Repeat the material below word for word and leave out all pictures.

---*---

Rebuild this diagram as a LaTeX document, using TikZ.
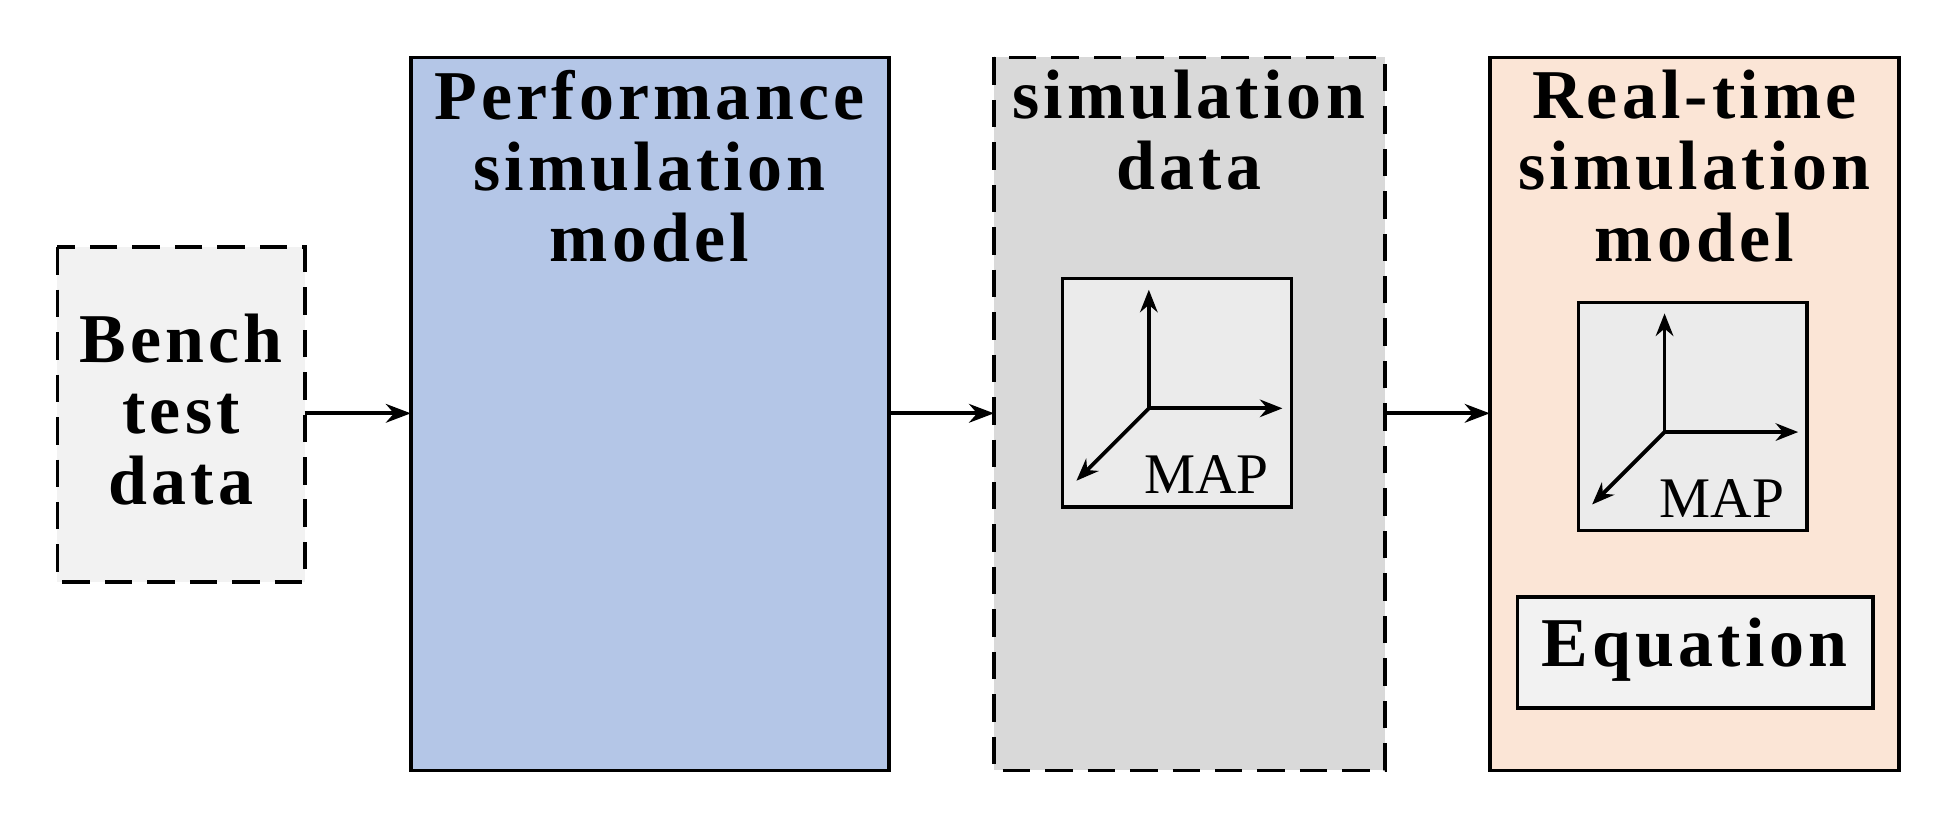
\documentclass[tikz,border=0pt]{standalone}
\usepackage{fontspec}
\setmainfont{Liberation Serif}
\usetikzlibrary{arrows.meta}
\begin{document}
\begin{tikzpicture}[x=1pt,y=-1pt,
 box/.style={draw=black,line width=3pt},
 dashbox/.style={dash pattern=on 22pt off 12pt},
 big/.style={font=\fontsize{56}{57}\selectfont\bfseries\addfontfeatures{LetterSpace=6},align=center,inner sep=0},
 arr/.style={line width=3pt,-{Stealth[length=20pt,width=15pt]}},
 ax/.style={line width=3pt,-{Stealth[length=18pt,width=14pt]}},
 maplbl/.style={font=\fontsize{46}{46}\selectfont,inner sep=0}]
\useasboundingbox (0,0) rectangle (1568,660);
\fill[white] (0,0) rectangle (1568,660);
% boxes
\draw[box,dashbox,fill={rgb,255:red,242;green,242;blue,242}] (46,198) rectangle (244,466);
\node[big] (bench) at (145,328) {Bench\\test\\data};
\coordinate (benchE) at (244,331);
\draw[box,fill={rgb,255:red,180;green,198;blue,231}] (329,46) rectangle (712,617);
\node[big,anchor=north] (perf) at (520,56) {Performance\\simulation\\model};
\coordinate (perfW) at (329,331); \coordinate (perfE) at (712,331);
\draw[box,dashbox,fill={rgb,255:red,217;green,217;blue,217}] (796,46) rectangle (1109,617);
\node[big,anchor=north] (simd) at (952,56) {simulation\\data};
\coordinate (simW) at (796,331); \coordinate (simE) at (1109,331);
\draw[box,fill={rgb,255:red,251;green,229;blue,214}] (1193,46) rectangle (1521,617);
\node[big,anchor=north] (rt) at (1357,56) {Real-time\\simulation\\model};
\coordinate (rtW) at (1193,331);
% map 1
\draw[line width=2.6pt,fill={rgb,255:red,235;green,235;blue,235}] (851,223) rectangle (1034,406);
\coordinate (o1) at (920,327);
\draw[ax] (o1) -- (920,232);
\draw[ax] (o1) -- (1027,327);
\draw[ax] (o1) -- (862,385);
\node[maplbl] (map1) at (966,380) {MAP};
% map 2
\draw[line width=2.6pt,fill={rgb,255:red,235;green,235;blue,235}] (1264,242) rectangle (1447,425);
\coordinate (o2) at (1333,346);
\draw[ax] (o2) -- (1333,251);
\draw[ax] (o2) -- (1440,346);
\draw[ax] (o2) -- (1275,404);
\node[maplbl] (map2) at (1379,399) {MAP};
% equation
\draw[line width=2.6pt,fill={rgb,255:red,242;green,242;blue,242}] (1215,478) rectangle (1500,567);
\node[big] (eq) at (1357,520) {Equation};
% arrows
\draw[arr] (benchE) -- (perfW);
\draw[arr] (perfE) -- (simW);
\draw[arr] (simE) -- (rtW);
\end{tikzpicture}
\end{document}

---*---

> [OUTPUT BELOW]:
Rebuild this diagram as a LaTeX document, using TikZ.
\documentclass[tikz,border=0pt]{standalone}
\usepackage{fontspec}
\setmainfont{Liberation Serif}
\usetikzlibrary{arrows.meta}
\begin{document}
\begin{tikzpicture}[x=1pt,y=-1pt,
 box/.style={draw=black,line width=3pt},
 dashbox/.style={dash pattern=on 22pt off 12pt},
 big/.style={font=\fontsize{56}{57}\selectfont\bfseries\addfontfeatures{LetterSpace=6},align=center,inner sep=0},
 arr/.style={line width=3pt,-{Stealth[length=20pt,width=15pt]}},
 ax/.style={line width=3pt,-{Stealth[length=18pt,width=14pt]}},
 maplbl/.style={font=\fontsize{46}{46}\selectfont,inner sep=0}]
\useasboundingbox (0,0) rectangle (1568,660);
\fill[white] (0,0) rectangle (1568,660);
% boxes
\draw[box,dashbox,fill={rgb,255:red,242;green,242;blue,242}] (46,198) rectangle (244,466);
\node[big] (bench) at (145,328) {Bench\\test\\data};
\coordinate (benchE) at (244,331);
\draw[box,fill={rgb,255:red,180;green,198;blue,231}] (329,46) rectangle (712,617);
\node[big,anchor=north] (perf) at (520,56) {Performance\\simulation\\model};
\coordinate (perfW) at (329,331); \coordinate (perfE) at (712,331);
\draw[box,dashbox,fill={rgb,255:red,217;green,217;blue,217}] (796,46) rectangle (1109,617);
\node[big,anchor=north] (simd) at (952,56) {simulation\\data};
\coordinate (simW) at (796,331); \coordinate (simE) at (1109,331);
\draw[box,fill={rgb,255:red,251;green,229;blue,214}] (1193,46) rectangle (1521,617);
\node[big,anchor=north] (rt) at (1357,56) {Real-time\\simulation\\model};
\coordinate (rtW) at (1193,331);
% map 1
\draw[line width=2.6pt,fill={rgb,255:red,235;green,235;blue,235}] (851,223) rectangle (1034,406);
\coordinate (o1) at (920,327);
\draw[ax] (o1) -- (920,232);
\draw[ax] (o1) -- (1027,327);
\draw[ax] (o1) -- (862,385);
\node[maplbl] (map1) at (966,380) {MAP};
% map 2
\draw[line width=2.6pt,fill={rgb,255:red,235;green,235;blue,235}] (1264,242) rectangle (1447,425);
\coordinate (o2) at (1333,346);
\draw[ax] (o2) -- (1333,251);
\draw[ax] (o2) -- (1440,346);
\draw[ax] (o2) -- (1275,404);
\node[maplbl] (map2) at (1379,399) {MAP};
% equation
\draw[line width=2.6pt,fill={rgb,255:red,242;green,242;blue,242}] (1215,478) rectangle (1500,567);
\node[big] (eq) at (1357,520) {Equation};
% arrows
\draw[arr] (benchE) -- (perfW);
\draw[arr] (perfE) -- (simW);
\draw[arr] (simE) -- (rtW);
\end{tikzpicture}
\end{document}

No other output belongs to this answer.